Information shown ->
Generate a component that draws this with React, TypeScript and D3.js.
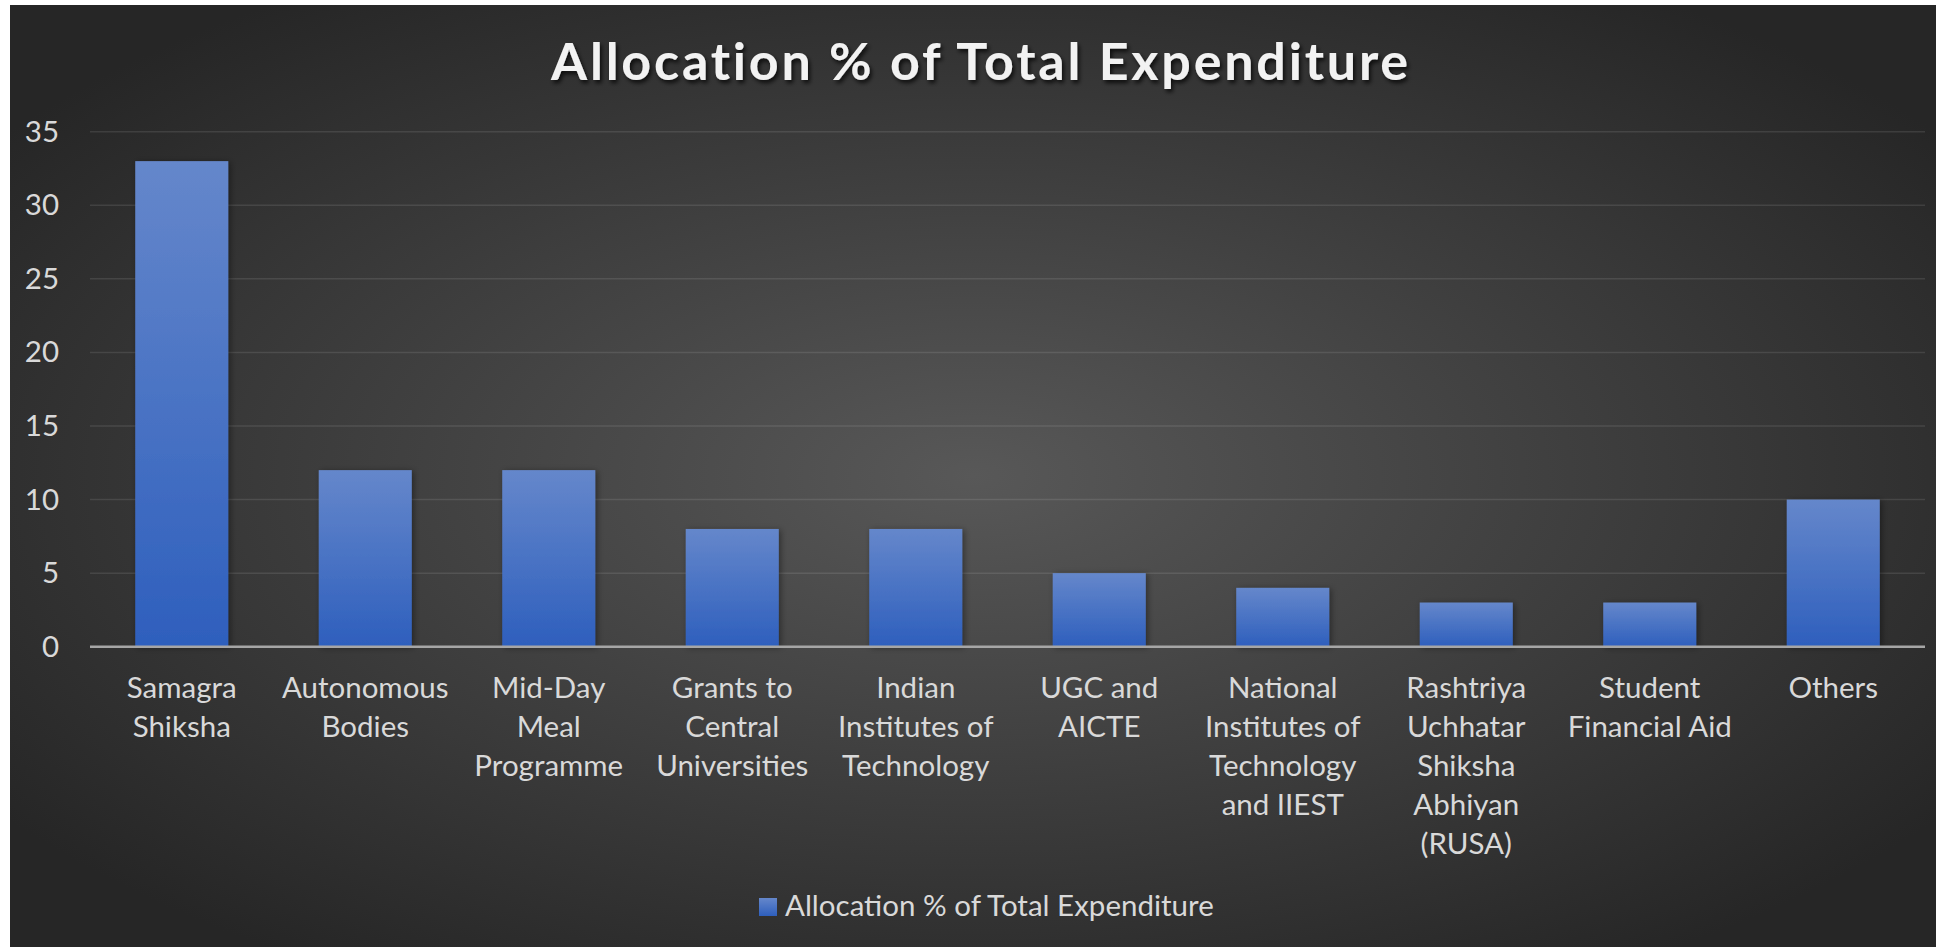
import React from "react";
import * as d3 from "d3";

const TITLE = "Allocation % of Total Expenditure";
const SERIES_NAME = "Allocation % of Total Expenditure";
const categories: string[] = [
  "Samagra\nShiksha",
  "Autonomous\nBodies",
  "Mid-Day\nMeal\nProgramme",
  "Grants to\nCentral\nUniversities",
  "Indian\nInstitutes of\nTechnology",
  "UGC and\nAICTE",
  "National\nInstitutes of\nTechnology\nand IIEST",
  "Rashtriya\nUchhatar\nShiksha\nAbhiyan\n(RUSA)",
  "Student\nFinancial Aid",
  "Others",
];
const values: number[] = [33, 12, 12, 8, 8, 5, 4, 3, 3, 10];
const yTicks: number[] = [0, 5, 10, 15, 20, 25, 30, 35];

const W = 1936;
const H = 947;
const FONT = "Lato, 'Open Sans', sans-serif";

export default function App() {
  const x = d3
    .scaleBand<number>()
    .domain(d3.range(categories.length))
    .range([90, 1925])
    .paddingInner(0.493)
    .paddingOuter(0.2465);
  const y = d3.scaleLinear().domain([0, 35]).range([646.7, 131.7]);

  return (
    <svg
      width={W}
      height={H}
      style={{ position: "absolute", left: 0, top: 0 }}
    >
      <defs>
        <radialGradient id="bg" cx="0.5" cy="0.5" r="0.62">
          <stop offset="0" stopColor="#585858" />
          <stop offset="1" stopColor="#262626" />
        </radialGradient>
        <linearGradient id="bar" x1="0" y1="0" x2="0" y2="1">
          <stop offset="0" stopColor="#6587cb" />
          <stop offset="1" stopColor="#2e5fbd" />
        </linearGradient>
        <filter id="tshadow" x="-10%" y="-30%" width="120%" height="160%">
          <feDropShadow dx="2" dy="3" stdDeviation="2" floodColor="#000" floodOpacity="0.75" />
        </filter>
        <filter id="bshadow" x="-20%" y="-20%" width="140%" height="140%">
          <feDropShadow dx="2" dy="1" stdDeviation="3" floodColor="#000" floodOpacity="0.4" />
        </filter>
      </defs>
      <rect x={0} y={0} width={W} height={H} fill="#ffffff" />
      <rect x={10} y={5} width={W - 10} height={H - 5} fill="url(#bg)" />

      <text
        x={981}
        y={80}
        textAnchor="middle"
        fill="#f2f2f2"
        fontFamily={FONT}
        fontWeight="bold"
        fontSize={52}
        letterSpacing={2.8}
        filter="url(#tshadow)"
      >
        {TITLE}
      </text>

      {yTicks.map((t) => (
        <g key={t}>
          {t !== 0 && (
            <line
              x1={90}
              x2={1925}
              y1={y(t)}
              y2={y(t)}
              stroke="#ffffff"
              strokeOpacity={0.1}
              strokeWidth={1.5}
            />
          )}
          <text
            x={59}
            y={y(t) + 10}
            textAnchor="end"
            fill="#d9d9d9"
            fontFamily={FONT}
            fontSize={29.5}
          >
            {t}
          </text>
        </g>
      ))}

      {values.map((v, i) => (
        <rect
          key={i}
          x={x(i)}
          y={y(v)}
          width={x.bandwidth()}
          height={y(0) - y(v)}
          fill="url(#bar)"
          filter="url(#bshadow)"
        />
      ))}

      <line x1={90} x2={1925} y1={y(0)} y2={y(0)} stroke="#a6a6a6" strokeWidth={2.5} />

      {categories.map((c, i) => {
        const cx = (x(i) as number) + x.bandwidth() / 2;
        return (
          <text
            key={i}
            textAnchor="middle"
            fill="#d9d9d9"
            fontFamily={FONT}
            fontSize={29.5}
          >
            {c.split("\n").map((line, j) => (
              <tspan key={j} x={cx} y={698 + j * 39}>
                {line}
              </tspan>
            ))}
          </text>
        );
      })}

      <rect x={759} y={898} width={18} height={18} fill="url(#bar)" />
      <text x={785} y={916} fill="#d9d9d9" fontFamily={FONT} fontSize={29.5}>
        {SERIES_NAME}
      </text>
    </svg>
  );
}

Task details -> Repeat the listing in full and exactly. Leave any pictures out.

Task result ->
Generate a component that draws this with React, TypeScript and D3.js.
import React from "react";
import * as d3 from "d3";

const TITLE = "Allocation % of Total Expenditure";
const SERIES_NAME = "Allocation % of Total Expenditure";
const categories: string[] = [
  "Samagra\nShiksha",
  "Autonomous\nBodies",
  "Mid-Day\nMeal\nProgramme",
  "Grants to\nCentral\nUniversities",
  "Indian\nInstitutes of\nTechnology",
  "UGC and\nAICTE",
  "National\nInstitutes of\nTechnology\nand IIEST",
  "Rashtriya\nUchhatar\nShiksha\nAbhiyan\n(RUSA)",
  "Student\nFinancial Aid",
  "Others",
];
const values: number[] = [33, 12, 12, 8, 8, 5, 4, 3, 3, 10];
const yTicks: number[] = [0, 5, 10, 15, 20, 25, 30, 35];

const W = 1936;
const H = 947;
const FONT = "Lato, 'Open Sans', sans-serif";

export default function App() {
  const x = d3
    .scaleBand<number>()
    .domain(d3.range(categories.length))
    .range([90, 1925])
    .paddingInner(0.493)
    .paddingOuter(0.2465);
  const y = d3.scaleLinear().domain([0, 35]).range([646.7, 131.7]);

  return (
    <svg
      width={W}
      height={H}
      style={{ position: "absolute", left: 0, top: 0 }}
    >
      <defs>
        <radialGradient id="bg" cx="0.5" cy="0.5" r="0.62">
          <stop offset="0" stopColor="#585858" />
          <stop offset="1" stopColor="#262626" />
        </radialGradient>
        <linearGradient id="bar" x1="0" y1="0" x2="0" y2="1">
          <stop offset="0" stopColor="#6587cb" />
          <stop offset="1" stopColor="#2e5fbd" />
        </linearGradient>
        <filter id="tshadow" x="-10%" y="-30%" width="120%" height="160%">
          <feDropShadow dx="2" dy="3" stdDeviation="2" floodColor="#000" floodOpacity="0.75" />
        </filter>
        <filter id="bshadow" x="-20%" y="-20%" width="140%" height="140%">
          <feDropShadow dx="2" dy="1" stdDeviation="3" floodColor="#000" floodOpacity="0.4" />
        </filter>
      </defs>
      <rect x={0} y={0} width={W} height={H} fill="#ffffff" />
      <rect x={10} y={5} width={W - 10} height={H - 5} fill="url(#bg)" />

      <text
        x={981}
        y={80}
        textAnchor="middle"
        fill="#f2f2f2"
        fontFamily={FONT}
        fontWeight="bold"
        fontSize={52}
        letterSpacing={2.8}
        filter="url(#tshadow)"
      >
        {TITLE}
      </text>

      {yTicks.map((t) => (
        <g key={t}>
          {t !== 0 && (
            <line
              x1={90}
              x2={1925}
              y1={y(t)}
              y2={y(t)}
              stroke="#ffffff"
              strokeOpacity={0.1}
              strokeWidth={1.5}
            />
          )}
          <text
            x={59}
            y={y(t) + 10}
            textAnchor="end"
            fill="#d9d9d9"
            fontFamily={FONT}
            fontSize={29.5}
          >
            {t}
          </text>
        </g>
      ))}

      {values.map((v, i) => (
        <rect
          key={i}
          x={x(i)}
          y={y(v)}
          width={x.bandwidth()}
          height={y(0) - y(v)}
          fill="url(#bar)"
          filter="url(#bshadow)"
        />
      ))}

      <line x1={90} x2={1925} y1={y(0)} y2={y(0)} stroke="#a6a6a6" strokeWidth={2.5} />

      {categories.map((c, i) => {
        const cx = (x(i) as number) + x.bandwidth() / 2;
        return (
          <text
            key={i}
            textAnchor="middle"
            fill="#d9d9d9"
            fontFamily={FONT}
            fontSize={29.5}
          >
            {c.split("\n").map((line, j) => (
              <tspan key={j} x={cx} y={698 + j * 39}>
                {line}
              </tspan>
            ))}
          </text>
        );
      })}

      <rect x={759} y={898} width={18} height={18} fill="url(#bar)" />
      <text x={785} y={916} fill="#d9d9d9" fontFamily={FONT} fontSize={29.5}>
        {SERIES_NAME}
      </text>
    </svg>
  );
}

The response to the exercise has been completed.